Terhadap tanaman yang diserang itu, Harjanto pun mencabutnya.
“Namun ada beberapa yang dibiarkan. Dikorbankan agar hama tak meluas.”
Bergesernya tampilan fisik produk organik dari yang bekas gigitan hama ke bentuk yang mulus tak lepas dari meluasnya label organik pada kemasan produk organik.
Jeda tiga tahun
Namun, memperoleh sertifikat label organik tak semudah mencabut tanaman yang daunnya dimakan ulat dan memanen sayuran berdaun mulus. Menurut Harjanto, setidaknya ada tiga hal yang perlu diperhatikan jika ingin memperoleh sertifikasi organik.

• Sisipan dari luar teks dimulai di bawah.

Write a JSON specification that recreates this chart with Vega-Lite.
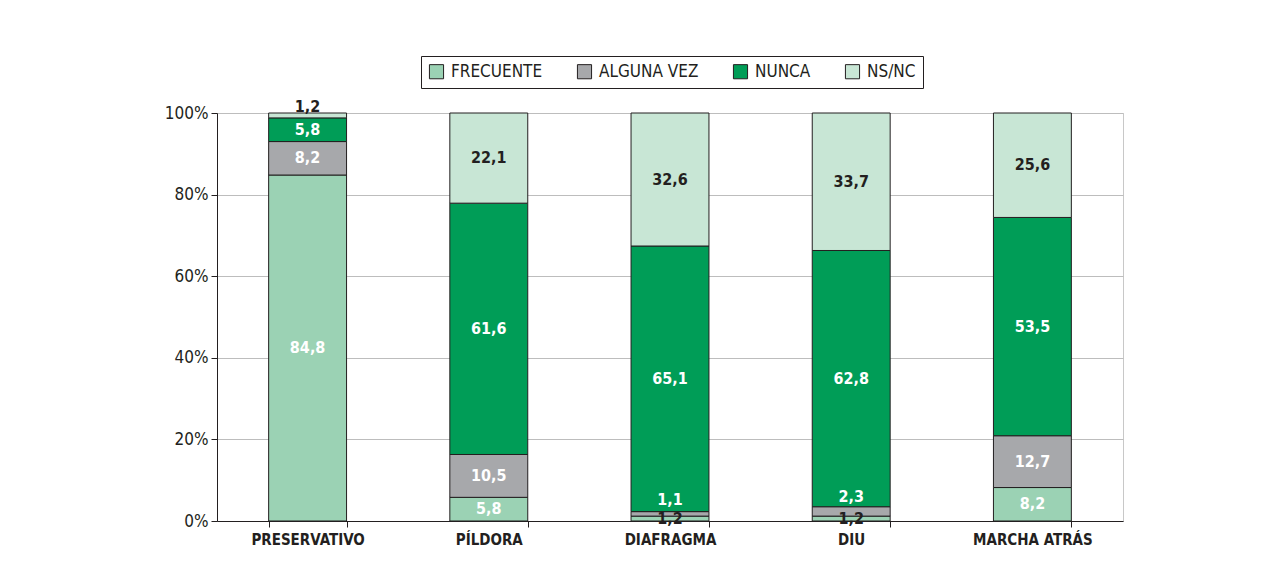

Pertama sumber air. Untuk bisa dibilang organik, sumber air mesti terbebas dari cemaran, utamanya pestisida.
Paling aman tentu menggunakan air tanah yang kita upayakan sendiri pengangkatannya. Bisa saja mengandalkan irigasi umum, tapi lebih susah menjaga “kemurniannya” sebab kita tidak tahu bagaimana kondisi di hulu aliran.
“Agak susah kalau bertanam organik di persawahan, sementara sekitar kita belum organik. Pasti kita akan tercemar dengan pestisida dari sawah tetangga,” kata Harjanto yang pada 2013 ikut menjadi salah satu narasumber pembentukan soal Undang-Undang Organik.
Itulah pentingnya syarat yang kedua. Pagar atau pembatas. Harjanto sendiri membangun tembok setinggi sekitar tiga meter di kebun organiknya.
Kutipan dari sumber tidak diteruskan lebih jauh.